In other words, the wealth derived from the natural resources of the colonized territory becomes the booty of the invader. Because of this, the local economy collapses and the quality of living takes a huge nosedive. Poverty and pestilence sets in and there is little that the indigenous people can do to reverse such a situation. In the Middle East (as well as elsewhere in the world) the need to overthrow the foreign colonists became a tremendous priority. Numerous revolutionary movements started with the primary goal of removing the foreigners from the land.  From this scenario, there developed perpetual problems between the people of the Middle East and those who live in the Western World, problems that have never been resolved to this day.

What drove the Europeans to push such a brutal campaign? To a great degree, the motivating factor was a sense of arrogance and superiority that justified the conquest. Often, the dogmatic belief of “civilizing” an underdeveloped world provided a moral grounding in the obvious invasion and suppression of a body of people. This is exactly what occurred in the Middle East during the early days of colonization and even exists to a certain degree to this very day.

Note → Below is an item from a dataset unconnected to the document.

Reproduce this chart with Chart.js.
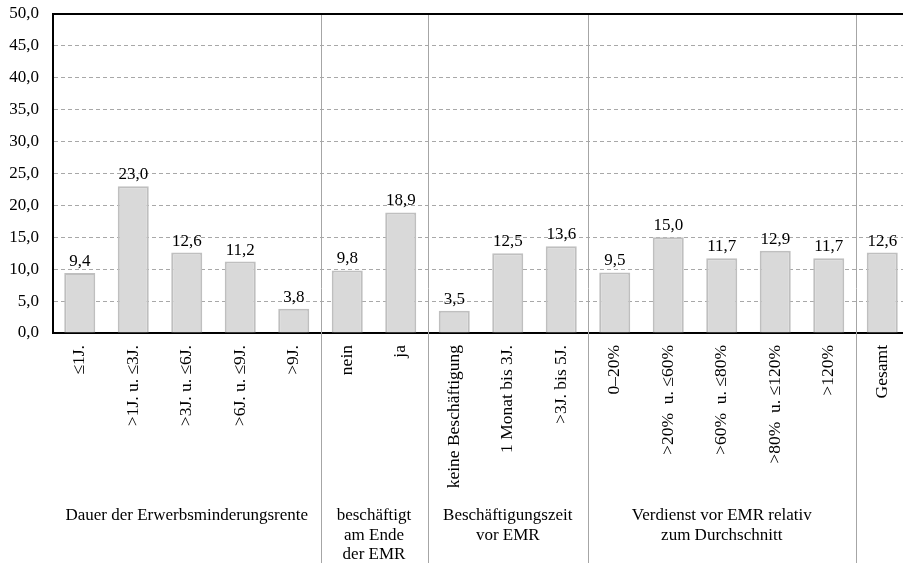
<!DOCTYPE html>
<html>
<head>
<meta charset="utf-8">
<script src="https://cdn.jsdelivr.net/npm/chart.js@4/dist/chart.umd.min.js"></script>
<style>
  html, body { margin: 0; padding: 0; background: #fff; overflow: hidden; }
  #wrap { width: 903px; height: 563px; overflow: hidden; }
  canvas { display: block; }
</style>
</head>
<body>
<div id="wrap"><canvas id="emrChart" width="909" height="563"></canvas></div>
<script>
// data
const categories = ['≤1J.', '>1J. u. ≤3J.', '>3J. u. ≤6J.', '>6J. u. ≤9J.', '>9J.',
  'nein', 'ja',
  'keine Beschäftigung', '1 Monat bis 3J.', '>3J. bis 5J.',
  '0–20%', '>20%  u. ≤60%', '>60%  u. ≤80%', '>80%  u. ≤120%', '>120%',
  'Gesamt'];
const values = [9.4, 23.0, 12.6, 11.2, 3.8, 9.8, 18.9, 3.5, 12.5, 13.6, 9.5, 15.0, 11.7, 12.9, 11.7, 12.6];
const groupNames = [
  ['Dauer der Erwerbsminderungsrente'],
  ['beschäftigt', 'am Ende', 'der EMR'],
  ['Beschäftigungszeit', 'vor EMR'],
  ['Verdienst vor EMR relativ', 'zum Durchschnitt'],
  []
];
const groupStarts = [0, 5, 7, 10, 15];
const groupEnds = [4, 6, 9, 14, 15];
const yTicks = [0, 5, 10, 15, 20, 25, 30, 35, 40, 45, 50];

const FONT = "'Liberation Serif', 'Times New Roman', serif";
const fmt = v => v.toFixed(1).replace('.', ',');

const decor = {
  id: 'decor',
  afterDraw(chart) {
    const ctx = chart.ctx, a = chart.chartArea, xs = chart.scales.x;
    ctx.save();
    // group separators
    ctx.strokeStyle = '#a6a6a6';
    ctx.lineWidth = 1;
    for (let g = 0; g < groupEnds.length - 1; g++) {
      const x = Math.round((xs.getPixelForValue(groupEnds[g]) + xs.getPixelForValue(groupEnds[g] + 1)) / 2) + 0.5;
      ctx.beginPath(); ctx.moveTo(x, a.top); ctx.lineTo(x, chart.height); ctx.stroke();
    }
    // top border
    ctx.strokeStyle = '#000';
    ctx.lineWidth = 2;
    ctx.beginPath(); ctx.moveTo(a.left - 1, a.top); ctx.lineTo(a.right, a.top); ctx.stroke();
    // value labels
    ctx.fillStyle = '#000';
    ctx.font = '17px ' + FONT;
    ctx.textAlign = 'center';
    ctx.textBaseline = 'alphabetic';
    chart.getDatasetMeta(0).data.forEach((bar, i) => {
      ctx.fillText(fmt(values[i]), bar.x, bar.y - 7);
    });
    // group labels
    ctx.textBaseline = 'middle';
    groupNames.forEach((lines, g) => {
      const cx = (xs.getPixelForValue(groupStarts[g]) + xs.getPixelForValue(groupEnds[g])) / 2;
      lines.forEach((t, k) => ctx.fillText(t, cx, a.bottom + 183 + k * 19.5));
    });
    ctx.restore();
  }
};

new Chart(document.getElementById('emrChart'), {
  type: 'bar',
  data: {
    labels: categories,
    datasets: [{
      data: values,
      backgroundColor: '#d9d9d9',
      borderColor: '#bfbfbf',
      borderWidth: 2,
      borderSkipped: 'bottom',
      barPercentage: 0.58,
      categoryPercentage: 1
    }]
  },
  options: {
    responsive: false,
    animation: false,
    layout: { padding: { top: 14, left: 0, right: 0, bottom: 0 } },
    plugins: { legend: { display: false }, tooltip: { enabled: false } },
    scales: {
      x: {
        grid: { display: false },
        border: { color: '#000', width: 2 },
        ticks: {
          autoSkip: false, minRotation: 90, maxRotation: 90, padding: 4,
          color: '#000', font: { family: FONT, size: 17.5 }
        },
        afterFit(s) { s.height = 230; }
      },
      y: {
        min: 0, max: 50,
        afterBuildTicks(s) { s.ticks = yTicks.map(v => ({ value: v })); },
        grid: {
          color: ctx => (ctx.tick && (ctx.tick.value === 0 || ctx.tick.value === 50)) ? 'rgba(0,0,0,0)' : '#a8a8a8',
          drawTicks: false, lineWidth: 1
        },
        border: { color: '#000', width: 2, dash: [4, 3] },
        ticks: {
          padding: 14, color: '#000', font: { family: FONT, size: 17 },
          callback: v => fmt(v)
        },
        afterFit(s) { s.width = 53; s.paddingTop = 0; s.paddingBottom = 0; }
      }
    }
  },
  plugins: [decor]
});
</script>
</body>
</html>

To say that great resent built in the Middle East towards European nations would be a dramatic understatement. This resentment festered throughout the 18th, 19th and early 20th Century and yielded a great number of colonial rebellions designed to remove the imperial invaders. While the nations of the Middle East eventually all achieved independence, resentment remained. The current situation of Europe’s involvement in the Middle East oil trade, in fact, still stokes the fires to this day.